A Texas teenager got busted at his high school Tuesday for allegedly planning an Islamic State-inspired mass shooting at a suburban mall.
Matin Azizi-Yarand was arrested at Plano West Senior High School and charged with criminal solicitation and making a terroristic threat, according to KXAS-5 in Fort Worth. He will be tried as an adult and faces life in prison.
Azizi-Yarand had been planning an attack for months and spoke with an undercover FBI source and two informants starting in December 2017, according to an arrest affidavit.
They talked about possible targets they could hit, like a school or a Hindu temple, before finally settling on the Stonebriar Centre mall in Frisco.
"Look at all the other lone wolves. What training did they have yet they simply killed the kuffar?" Azizi-Yarand said in their discussions, using an Arabic word for unbelievers, according to the affidavit.
He added, "It’s not about numbers it’s about getting a message across to these taghut countries," using an Arabic term for tyrannical rule.
By the time Azizi-Yarand was arrested, he had sent more than $1,400 to an informant to purchase weapons and tactical gear. He also sent a manifesto by Eric Harris, one of the shooters in the 1999 Columbine High School shooting, according to the affidavit.
“I’ve only been reading ISIS magazine guides for performing operations and making bombs,” he said to the FBI informant, according to the affidavit.
Azizi-Yarand said he was inspired by the Islamic State to carry out the attack. He wanted to do it in mid-May, after Ramadan started, so that Muslim casualties would be low. He said he picked targets where response time would be slow.

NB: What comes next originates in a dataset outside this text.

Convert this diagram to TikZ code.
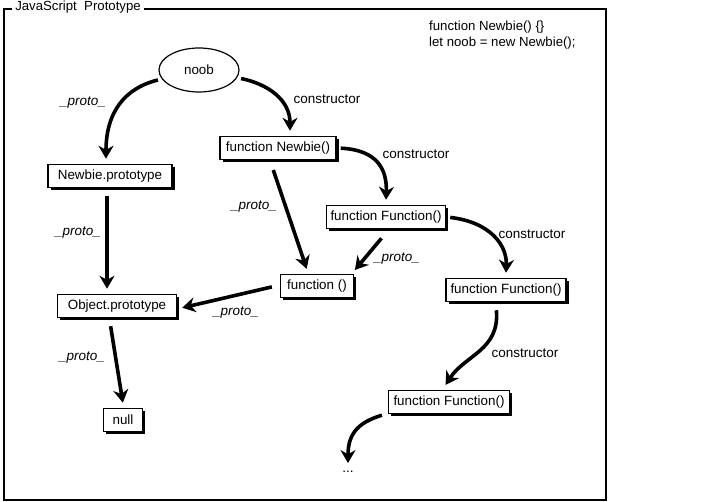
\documentclass[tikz,border=0pt]{standalone}
\usepackage{fontspec}
\setmainfont{Liberation Sans}
\usetikzlibrary{arrows.meta,shapes.geometric,shadows,calc}
\tikzset{
  objbox/.style={draw, line width=1.5pt, fill=white, inner xsep=3.5pt, minimum height=23pt,
    font=\fontsize{13.4}{15}\selectfont,
    drop shadow={shadow xshift=2.5pt, shadow yshift=-2.5pt, fill=black, opacity=1}},
  objell/.style={draw, ellipse, line width=1.2pt, fill=white, minimum width=80pt, minimum height=44pt,
    font=\fontsize{13.4}{15}\selectfont},
  link/.style={line width=3.6pt, -{Stealth[length=13pt,width=15pt]}, shorten <=4pt, shorten >=1pt},
  lbl/.style={font=\fontsize{13.5}{15}\selectfont, inner sep=1pt},
  plbl/.style={font=\fontsize{13.5}{15}\selectfont\itshape, inner sep=1pt},
}
\begin{document}
\begin{tikzpicture}[x=1pt,y=-1pt]
\useasboundingbox (0,0) rectangle (704,502);
% frame
\draw[line width=2.4pt] (4,9) rectangle (606,500);
\node[fill=white, inner xsep=3pt, inner ysep=1pt, font=\fontsize{13.2}{15}\selectfont] (title) at (78,7) {JavaScript\ \ Prototype};
% code
\node[align=left, anchor=north west, inner sep=0pt, font=\fontsize{13.2}{16}\selectfont] (code) at (429,21) {function Newbie() \{\}\\let noob = new Newbie();};
% nodes
\node[objell] (noob) at (199,70) {noob};
\node[objbox, minimum width=124pt] (np) at (110,176) {Newbie.prototype};
\node[objbox, minimum width=116pt] (fn) at (278,148) {function Newbie()};
\node[objbox, minimum width=119pt] (ff1) at (386,217) {function Function()};
\node[objbox, minimum width=73pt] (fun) at (317,286) {function ()};
\node[objbox, minimum width=119pt] (op) at (117,306) {Object.prototype};
\node[objbox, minimum width=120pt] (ff2) at (506,290) {function Function()};
\node[objbox, minimum width=121pt] (ff3) at (449,402) {function Function()};
\node[objbox, minimum width=39pt] (nul) at (123,420) {null};
\node[lbl] (dots) at (348,472) {...};
% curved constructor / proto links
\draw[link] (noob) .. controls (125,88) and (106,112) .. ($(np.north)+(-4,-4)$);
\draw[link] (noob) .. controls (268,84) and (290,100) .. ($(fn.north)+(12,-4)$);
\draw[link] (fn.east) .. controls (378,150) and (387,170) .. ($(ff1.north)+(0,-4)$);
\draw[link] (ff1.east) .. controls (490,222) and (507,245) .. ($(ff2.north)+(0,-4)$);
\draw[link] ($(ff2.south)+(-10,4)$) .. controls (500,350) and (465,355) .. ($(ff3.north)+(-4,-4)$);
\draw[link] ($(ff3.west)+(-2,12)$) .. controls (360,422) and (348,432) .. ($(dots.north)+(0,-6)$);
% straight links
\draw[link] ($(np.south)+(-3,4)$) -- ($(op.north)+(-10,-4)$);
\draw[link] ($(fn.south)+(-6,6)$) -- ($(fun.north)+(-10,-4)$);
\draw[link] ($(ff1.south)+(-2,6)$) -- ($(fun.north east)+(0,-3)$);
\draw[link] ($(fun.west)+(-4,0)$) -- ($(op.east)+(4,2)$);
\draw[link] ($(op.south)+(-7,4)$) -- ($(nul.north)+(0,-4)$);
% labels
\node[plbl] at (83,103) {\_proto\_};
\node[lbl] at (327,99) {constructor};
\node[lbl] at (416,154) {constructor};
\node[lbl] at (532,234) {constructor};
\node[lbl] at (525,353) {constructor};
\node[plbl] at (78,233) {\_proto\_};
\node[plbl] at (254,207) {\_proto\_};
\node[plbl] at (397,259) {\_proto\_};
\node[plbl] at (236,313) {\_proto\_};
\node[plbl] at (82,358) {\_proto\_};
\end{tikzpicture}
\end{document}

He told his sources that he visited the mall numerous times and was watching patterns and security. He said he only noticed one cop, and that they might have to take out the cop first.
During one conversation, he allegedly wrote, "I'd actually like to make a cop surrender and drop his gun // Then douse him with gasoline and burn him // record it."
He also talked about burning down the stores. At one point he asked, "how hard can it be to spray down a big crowd of people," according to the affidavit.
The U.S. Attorney’s Office in the Eastern District of Texas said although Azizi-Yarand is only 17, Texas considers him an adult, so he’ll be prosecuted on the state level.
"We determined that the recourse we had under federal juvenile procedure was inadequate to deal with the seriousness of this offense,” U.S. Attorney Joseph D. Brown told KXAS-5. “Federal law limits our ability to certify a juvenile as an adult for prosecution, and in light of that, we determined that state prosecution of the subject will best address the case.”